Promoting Women’s Well-being. UN Women is the UN organization dedicated to gender equality and the empowerment of women. A global champion for women and girls, UN Women seeks to accelerate progress on meeting their needs worldwide. UN Women supports countries as they set global standards for achieving gender equality, and works with governments and civil society to design laws, policies, programs, and services needed to implement these standards. It stands for women’s equal participation in all aspects of life, focusing on increasing women’s leadership and participation; ending violence against women; engaging women in all aspects of peace and security; enhancing women’s economic empowerment, and making gender equality central to national development planning and budgeting.
Improving Global Trade. The UN Conference on Trade and Development (UNCTAD) has helped developing countries to negotiate trade agreements and win preferential treatment for their exports. It has negotiated international commodity agreements to ensure fair prices for developing countries, improved the efficiency of their trade infrastructure and helped them to diversify their production and to integrate into the global economy.

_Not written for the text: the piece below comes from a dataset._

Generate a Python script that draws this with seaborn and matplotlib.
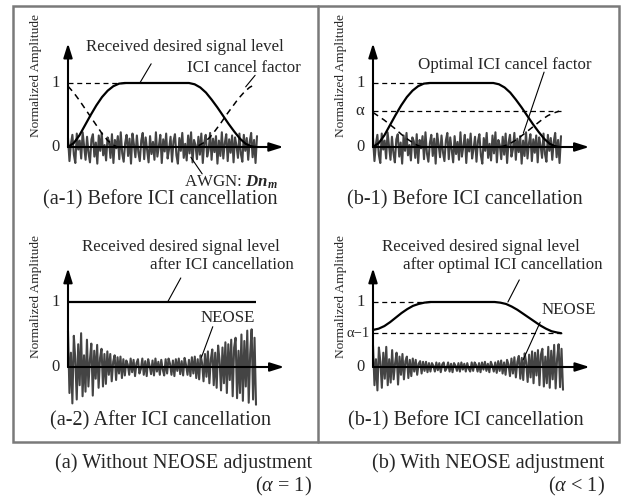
import numpy as np
import matplotlib
matplotlib.use("Agg")
import matplotlib.pyplot as plt
import seaborn as sns
from matplotlib.patches import Rectangle
from matplotlib.lines import Line2D

# ---------------------------------------------------------------
# DATA
# ---------------------------------------------------------------

# received desired signal level (before cancellation)
sig_x = [0.00, 0.03, 0.06, 0.09, 0.12, 0.15, 0.18, 0.21, 0.24, 0.27, 0.30,
         0.64, 0.67, 0.70, 0.73, 0.76, 0.79, 0.82, 0.85, 0.88, 0.91, 0.94, 0.97, 0.99]
sig_y = [0.00, 0.06, 0.18, 0.34, 0.50, 0.65, 0.78, 0.88, 0.95, 0.99, 1.00,
         1.00, 0.98, 0.93, 0.85, 0.74, 0.62, 0.49, 0.36, 0.24, 0.13, 0.05, 0.01, 0.00]

# received level after optimal ICI cancellation (panel b-2)
sig_opt_y = [0.57, 0.59, 0.63, 0.69, 0.76, 0.83, 0.89, 0.94, 0.97, 0.99, 1.00,
             1.00, 0.99, 0.97, 0.93, 0.88, 0.82, 0.76, 0.70, 0.64, 0.59, 0.55, 0.53, 0.52]

# ICI cancel factor (a-1) and optimal ICI cancel factor (b-1)
cf_x = [0.00, 0.03, 0.06, 0.09, 0.12, 0.15, 0.18, 0.21, 0.24, 0.26,
        0.66, 0.69, 0.72, 0.75, 0.78, 0.81, 0.84, 0.87, 0.90, 0.93, 0.96, 0.99]
cf_y = [0.95, 0.85, 0.73, 0.60, 0.47, 0.34, 0.21, 0.10, 0.03, 0.00,
        0.00, 0.02, 0.07, 0.15, 0.26, 0.38, 0.51, 0.63, 0.75, 0.85, 0.93, 0.98]
cf_opt_y = [0.54, 0.48, 0.42, 0.35, 0.28, 0.20, 0.13, 0.07, 0.02, 0.00,
            0.00, 0.01, 0.04, 0.09, 0.15, 0.22, 0.29, 0.36, 0.43, 0.49, 0.53, 0.56]

alpha_level = 0.56
alpha_inv_level = 0.52

# AWGN samples (top panels)
awgn = [0.14, -0.22, 0.05, 0.19, -0.12, -0.25, 0.21, -0.04, 0.10, -0.18,
        0.23, 0.02, -0.20, 0.16, -0.09, -0.24, 0.12, 0.20, -0.15, 0.07,
        -0.26, 0.18, -0.06, 0.22, -0.13, 0.03, -0.21, 0.15, 0.09, -0.17,
        0.20, -0.25, 0.11, -0.02, 0.17, -0.19, 0.23, -0.10, -0.23, 0.06,
        0.19, -0.14, 0.13, -0.26, 0.21, 0.04, -0.16, 0.18, -0.08, -0.22,
        0.10, 0.22, -0.19, 0.15, -0.05, -0.24, 0.17, -0.11, 0.08, -0.20,
        0.23, -0.15, 0.01, 0.19, -0.25, 0.12, -0.07, 0.21, -0.18, -0.03,
        0.16, -0.23, 0.09, 0.20, -0.13, -0.26, 0.14, -0.06, 0.22, -0.17,
        0.05, -0.21, 0.18, -0.10, 0.23, -0.24, 0.11, 0.03, -0.19, 0.16,
        -0.12, 0.21, -0.25, 0.07, 0.19, -0.15, -0.04, 0.22, -0.20, 0.13,
        -0.08, 0.17, -0.26, 0.10, -0.14, 0.23, -0.18, 0.06, 0.20, -0.22,
        0.12, -0.09, 0.18, -0.24, 0.15, 0.02, -0.17, 0.21, -0.11, -0.23,
        0.19, -0.06, 0.14, -0.20, 0.08, 0.22, -0.16, 0.11, -0.25, 0.17]

# NEOSE after ICI cancellation (a-2)
neose_a = [0.55, -0.40, 0.22, -0.56, 0.48, 0.12, -0.50, 0.35, -0.28, 0.52,
           -0.45, 0.18, -0.38, 0.42, -0.30, 0.10, 0.36, -0.44, 0.25, -0.18,
           0.34, -0.32, 0.14, 0.28, -0.30, 0.20, -0.26, 0.24, -0.12, 0.20,
           -0.22, 0.08, 0.18, -0.20, 0.15, -0.10, 0.16, -0.17, 0.12, -0.13,
           0.10, 0.04, -0.12, 0.13, -0.08, 0.11, -0.14, 0.06, 0.12, -0.10,
           -0.03, 0.13, -0.12, 0.09, -0.14, 0.12, 0.02, -0.11, 0.10, -0.13,
           0.13, -0.07, 0.08, -0.12, 0.11, -0.04, -0.13, 0.12, -0.10, 0.13,
           0.05, -0.12, 0.10, -0.14, 0.12, -0.06, 0.13, -0.11, 0.09, -0.13,
           0.14, 0.03, -0.12, 0.11, -0.14, 0.15, -0.10, 0.16, -0.17, 0.12,
           -0.19, 0.18, 0.06, -0.22, 0.20, -0.15, 0.24, -0.25, 0.12, 0.27,
           -0.28, 0.22, -0.32, 0.33, 0.10, -0.36, 0.30, -0.25, 0.38, -0.40,
           0.35, -0.20, 0.42, -0.45, 0.30, 0.45, -0.48, 0.25, -0.40, 0.50,
           -0.52, 0.40, -0.30, 0.56, -0.55, 0.20, 0.58, -0.50, 0.45, -0.58]

# NEOSE after optimal ICI cancellation (b-2)
neose_b = [0.33, -0.28, 0.12, -0.36, 0.30, 0.08, -0.32, 0.22, -0.18, 0.31,
           -0.28, 0.12, -0.24, 0.26, -0.19, 0.06, 0.22, -0.27, 0.16, -0.12,
           0.20, -0.19, 0.09, 0.16, -0.17, 0.11, -0.14, 0.13, -0.07, 0.11,
           -0.12, 0.05, 0.09, -0.10, 0.08, -0.06, 0.08, -0.08, 0.06, -0.07,
           0.06, 0.02, -0.07, 0.07, -0.05, 0.06, -0.08, 0.04, 0.07, -0.06,
           -0.02, 0.07, -0.07, 0.05, -0.08, 0.06, 0.02, -0.06, 0.06, -0.07,
           0.07, -0.04, 0.05, -0.07, 0.06, -0.03, -0.07, 0.07, -0.06, 0.07,
           0.03, -0.07, 0.06, -0.08, 0.07, -0.04, 0.08, -0.06, 0.05, -0.08,
           0.08, 0.02, -0.07, 0.07, -0.09, 0.09, -0.06, 0.10, -0.10, 0.07,
           -0.12, 0.11, 0.04, -0.14, 0.13, -0.10, 0.15, -0.16, 0.08, 0.17,
           -0.18, 0.14, -0.20, 0.21, 0.07, -0.23, 0.19, -0.16, 0.24, -0.25,
           0.22, -0.13, 0.26, -0.28, 0.19, 0.28, -0.30, 0.16, -0.25, 0.31,
           -0.32, 0.25, -0.19, 0.34, -0.33, 0.13, 0.35, -0.31, 0.28, -0.35]

# ---------------------------------------------------------------
# STYLE
# ---------------------------------------------------------------

sns.set_theme(style="white")
plt.rcParams["font.family"] = ["Liberation Serif", "DejaVu Serif"]
plt.rcParams["mathtext.fontset"] = "custom"
plt.rcParams["mathtext.rm"] = "Liberation Serif"
plt.rcParams["mathtext.it"] = "Liberation Serif:italic"
plt.rcParams["mathtext.bf"] = "Liberation Serif:bold"
plt.rcParams["mathtext.bfit"] = "Liberation Serif:italic:bold"

W, H = 622, 497
fig = plt.figure(figsize=(W / 100, H / 100), dpi=100)

NOISE_C = "#444444"
ANN = 12.2
CAP = 14.6


def panel(box, origin, unit):
    # box: left, top, right, bottom in pixels; origin: pixel of data (0, 0)
    L, T, R, B = box
    x0, y0 = origin
    sx, sy = unit
    ax = fig.add_axes([L / W, 1 - B / H, (R - L) / W, (B - T) / H])
    ax.set_xlim((L - x0) / sx, (R - x0) / sx)
    ax.set_ylim((y0 - B) / sy, (y0 - T) / sy)
    ax.axis("off")
    return ax


def arrows(ax, ytop, xend):
    ap = dict(arrowstyle="-|>,head_length=0.7,head_width=0.22", color="black",
              lw=1.5, shrinkA=0, shrinkB=0)
    ax.annotate("", xy=(0, ytop), xytext=(0, 0), arrowprops=ap, zorder=5)
    ax.annotate("", xy=(xend, 0), xytext=(0, 0), arrowprops=ap, zorder=5)


def leader(ax, p0, p1):
    ax.plot([p0[0], p1[0]], [p0[1], p1[1]], color="black", lw=0.8, zorder=6)


def ylabel(ax, ypos):
    ax.text(-0.17, ypos, "Normalized Amplitude", rotation=90, ha="center",
            va="center", fontsize=9.6)


def ticks(ax, items, size=12):
    for val, lab in items:
        ax.text(-0.045, val, lab, ha="right", va="center", fontsize=size)


def noise(ax, vals):
    xs = np.linspace(0, 1.0, len(vals))
    sns.lineplot(x=xs, y=vals, ax=ax, color=NOISE_C, linewidth=1.5, zorder=1)


# ---------------------------------------------------------------
# (a-1) BEFORE ICI CANCELLATION
# ---------------------------------------------------------------
ax = panel((14, 7, 317, 218), (68, 147), (189, 64))
noise(ax, awgn)
ax.hlines(1, 0, 0.30, colors="black", linestyles=(0, (4, 3)), lw=0.9)
sns.lineplot(x=sig_x, y=sig_y, ax=ax, color="black", linewidth=1.6, zorder=4)
sns.lineplot(x=cf_x, y=cf_y, ax=ax, color="black", linewidth=1.1,
             linestyle=(0, (4, 3)), zorder=4)
arrows(ax, 1.62, 1.14)
ticks(ax, [(1, "1"), (0, "0")])
ylabel(ax, 1.12)
ax.text(0.62, 1.56, "Received desired signal level", ha="center", va="center", fontsize=ANN)
leader(ax, (0.38, 1.0), (0.44, 1.30))
ax.text(0.93, 1.23, "ICI cancel factor", ha="center", va="center", fontsize=ANN)
leader(ax, (0.99, 1.12), (0.94, 0.94))
ax.text(0.86, -0.55, r"AWGN: $\mathbfit{Dn}_{\mathbfit{m}}$", ha="center", va="center", fontsize=ANN)
leader(ax, (0.65, -0.16), (0.71, -0.42))
ax.text(0.49, -0.83, "(a-1) Before ICI cancellation", ha="center", va="center", fontsize=CAP)

# ---------------------------------------------------------------
# (b-1) BEFORE ICI CANCELLATION, OPTIMAL FACTOR
# ---------------------------------------------------------------
ax = panel((319, 7, 618, 218), (373, 147), (188, 64))
noise(ax, awgn)
ax.hlines(1, 0, 0.30, colors="black", linestyles=(0, (4, 3)), lw=0.9)
ax.hlines(alpha_level, 0, 1.0, colors="black", linestyles=(0, (4, 3)), lw=0.9)
sns.lineplot(x=sig_x, y=sig_y, ax=ax, color="black", linewidth=1.6, zorder=4)
sns.lineplot(x=cf_x, y=cf_opt_y, ax=ax, color="black", linewidth=1.1,
             linestyle=(0, (4, 3)), zorder=4)
arrows(ax, 1.62, 1.15)
ticks(ax, [(1, "1"), (alpha_level, "α"), (0, "0")])
ylabel(ax, 1.12)
ax.text(0.70, 1.28, "Optimal ICI cancel factor", ha="center", va="center", fontsize=ANN)
leader(ax, (0.91, 1.17), (0.80, 0.22))
ax.text(0.49, -0.83, "(b-1) Before ICI cancellation", ha="center", va="center", fontsize=CAP)

# ---------------------------------------------------------------
# (a-2) AFTER ICI CANCELLATION
# ---------------------------------------------------------------
ax = panel((14, 218, 317, 441), (68, 367), (188, 65))
noise(ax, neose_a)
ax.hlines(1, 0, 1.0, colors="black", lw=1.6, zorder=4)
arrows(ax, 1.52, 1.15)
ticks(ax, [(1, "1"), (0, "0")])
ylabel(ax, 1.08)
ax.text(0.60, 1.85, "Received desired signal level", ha="center", va="center", fontsize=ANN)
ax.text(1.20, 1.57, "after ICI cancellation", ha="right", va="center", fontsize=ANN)
leader(ax, (0.60, 1.37), (0.53, 1.0))
ax.text(0.85, 0.75, "NEOSE", ha="center", va="center", fontsize=ANN)
leader(ax, (0.77, 0.62), (0.71, 0.15))
ax.text(0.49, -0.82, "(a-2) After ICI cancellation", ha="center", va="center", fontsize=CAP)

# ---------------------------------------------------------------
# (b-2) AFTER OPTIMAL ICI CANCELLATION
# ---------------------------------------------------------------
ax = panel((319, 218, 618, 441), (373, 367), (190, 65))
noise(ax, neose_b)
ax.hlines(1, 0, 0.30, colors="black", linestyles=(0, (4, 3)), lw=0.9)
ax.hlines(alpha_inv_level, 0, 1.0, colors="black", linestyles=(0, (4, 3)), lw=0.9)
sns.lineplot(x=sig_x, y=sig_opt_y, ax=ax, color="black", linewidth=1.6, zorder=4)
arrows(ax, 1.52, 1.14)
ticks(ax, [(1, "1"), (0, "0")])
ax.text(-0.015, alpha_inv_level, "α−1", ha="right", va="center", fontsize=10.5)
ylabel(ax, 1.08)
ax.text(0.57, 1.85, "Received desired signal level", ha="center", va="center", fontsize=ANN)
ax.text(1.21, 1.57, "after optimal ICI cancellation", ha="right", va="center", fontsize=ANN)
leader(ax, (0.77, 1.34), (0.71, 1.0))
ax.text(1.03, 0.88, "NEOSE", ha="center", va="center", fontsize=ANN)
leader(ax, (0.88, 0.69), (0.79, 0.11))
ax.text(0.49, -0.82, "(b-1) Before ICI cancellation", ha="center", va="center", fontsize=CAP)

# ---------------------------------------------------------------
# FRAME AND BOTTOM CAPTIONS
# ---------------------------------------------------------------
fig.add_artist(Rectangle((13 / W, 1 - 442 / H), 606 / W, 436 / H, transform=fig.transFigure,
                         fill=False, edgecolor="#7a7a7a", lw=1.8))
fig.add_artist(Line2D([318 / W, 318 / W], [1 - 442 / H, 1 - 6 / H], transform=fig.transFigure,
                      color="#7a7a7a", lw=1.8))

fig.text(312 / W, 1 - 463 / H, "(a) Without NEOSE adjustment", ha="right", va="center", fontsize=14.6)
fig.text(312 / W, 1 - 486 / H, "($\\alpha$ = 1)", ha="right", va="center", fontsize=14.6)
fig.text(605 / W, 1 - 463 / H, "(b) With NEOSE adjustment", ha="right", va="center", fontsize=14.6)
fig.text(605 / W, 1 - 486 / H, "($\\alpha$ < 1)", ha="right", va="center", fontsize=14.6)

fig.savefig("out.png", dpi=100, facecolor="white")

Pressing for Universal Immunization. Immunization saves more than 2 million lives every year. As a result of efforts by the World Health Organization, UNICEF, other organizations and Governments, an estimated 84 percent of the world’s children are now vaccinated with the diphtheria-pertussis-tetanus vaccine, up from 20 percent in 1980. Between 2000 and 2012, measles deaths declined by 78 percent globally. Barriers to introducing new vaccines are gradually being overcome, and contacts forged through immunization are being used to provide additional life-saving assistance, such as insecticide-treated nets to protect against malaria and vitamin A supplements to prevent malnutrition.
Improving Literacy and Education. Today 84 percent of adults can read and write and 91 percent of children attend primary school. The goal now is to ensure that by 2015 all children complete a full course of primary school. Programmes aimed at promoting education and advancement for women helped to raise the global adult female literacy rate to 79.9 per cent in 2011. The next goal is to ensure that by 2015 all girls complete primary and secondary school.

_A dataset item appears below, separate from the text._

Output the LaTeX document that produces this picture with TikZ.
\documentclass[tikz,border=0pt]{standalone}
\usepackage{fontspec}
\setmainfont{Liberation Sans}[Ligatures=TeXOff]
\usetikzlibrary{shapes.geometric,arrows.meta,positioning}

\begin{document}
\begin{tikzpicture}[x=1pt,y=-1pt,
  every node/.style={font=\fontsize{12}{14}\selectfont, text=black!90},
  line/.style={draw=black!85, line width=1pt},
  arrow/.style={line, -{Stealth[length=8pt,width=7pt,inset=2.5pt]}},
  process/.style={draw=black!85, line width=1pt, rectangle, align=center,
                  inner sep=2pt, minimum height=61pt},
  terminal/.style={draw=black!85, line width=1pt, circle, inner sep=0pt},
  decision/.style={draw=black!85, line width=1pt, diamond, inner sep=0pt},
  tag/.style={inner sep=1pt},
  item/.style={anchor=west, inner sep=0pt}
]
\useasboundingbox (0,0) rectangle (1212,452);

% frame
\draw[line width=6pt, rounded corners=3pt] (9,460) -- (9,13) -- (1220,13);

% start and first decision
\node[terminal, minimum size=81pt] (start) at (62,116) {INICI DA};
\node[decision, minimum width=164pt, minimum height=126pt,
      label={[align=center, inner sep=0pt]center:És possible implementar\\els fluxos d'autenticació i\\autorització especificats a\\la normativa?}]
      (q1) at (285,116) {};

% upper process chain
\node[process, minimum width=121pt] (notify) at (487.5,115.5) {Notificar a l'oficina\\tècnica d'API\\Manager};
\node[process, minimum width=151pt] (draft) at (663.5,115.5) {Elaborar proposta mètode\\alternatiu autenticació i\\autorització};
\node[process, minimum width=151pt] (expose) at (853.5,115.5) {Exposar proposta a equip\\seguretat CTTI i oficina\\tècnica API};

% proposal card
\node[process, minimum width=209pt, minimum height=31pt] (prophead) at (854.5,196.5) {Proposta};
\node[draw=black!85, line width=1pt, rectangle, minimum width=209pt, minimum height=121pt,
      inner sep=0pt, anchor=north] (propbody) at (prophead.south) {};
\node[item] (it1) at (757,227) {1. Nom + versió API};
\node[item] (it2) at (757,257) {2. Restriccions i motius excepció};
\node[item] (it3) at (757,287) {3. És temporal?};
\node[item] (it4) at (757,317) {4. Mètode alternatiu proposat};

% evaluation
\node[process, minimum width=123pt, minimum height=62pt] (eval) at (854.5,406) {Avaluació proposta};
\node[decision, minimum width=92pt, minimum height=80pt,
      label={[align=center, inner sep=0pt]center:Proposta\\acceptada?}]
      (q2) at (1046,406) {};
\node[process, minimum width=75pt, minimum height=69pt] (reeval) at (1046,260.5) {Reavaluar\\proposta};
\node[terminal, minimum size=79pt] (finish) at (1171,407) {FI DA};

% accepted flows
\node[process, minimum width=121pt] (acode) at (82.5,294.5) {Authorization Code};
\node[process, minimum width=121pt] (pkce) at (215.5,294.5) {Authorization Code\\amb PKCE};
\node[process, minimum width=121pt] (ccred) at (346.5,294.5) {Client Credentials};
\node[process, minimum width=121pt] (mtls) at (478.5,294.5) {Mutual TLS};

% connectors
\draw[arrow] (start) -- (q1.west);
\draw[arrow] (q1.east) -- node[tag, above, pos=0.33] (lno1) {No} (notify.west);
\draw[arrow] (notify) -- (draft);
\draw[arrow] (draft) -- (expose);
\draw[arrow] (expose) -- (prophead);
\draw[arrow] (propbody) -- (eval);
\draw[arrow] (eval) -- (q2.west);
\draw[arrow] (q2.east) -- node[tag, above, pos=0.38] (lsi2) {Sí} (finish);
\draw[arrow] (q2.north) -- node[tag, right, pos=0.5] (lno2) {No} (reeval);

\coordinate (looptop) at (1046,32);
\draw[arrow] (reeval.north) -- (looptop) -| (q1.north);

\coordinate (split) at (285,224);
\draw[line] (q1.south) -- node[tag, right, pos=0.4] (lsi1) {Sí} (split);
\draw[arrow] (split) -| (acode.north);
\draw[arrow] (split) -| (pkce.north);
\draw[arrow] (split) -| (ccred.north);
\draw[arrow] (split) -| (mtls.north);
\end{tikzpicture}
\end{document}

Providing Food to the Neediest. The World Food Programme (WFP), the world’s largest humanitarian agency, reaches an average of 80 million hungry people in 75 countries every year, including most of the world’s refugees and internally displaced people. WFP food assistance is designed to meet the special needs of hungry people, especially women and children—the vulnerable majority most often affected by hunger. School-feeding projects provide free lunches or take-home meals to some 20 million schoolchildren—with each meal costing just 25 U.S. cents. With over 90 per cent of its staff working in the field, WFP uses a global network of planes, ships, helicopters, trucks and, if needed, donkeys, camels, and elephants to reach those most in need.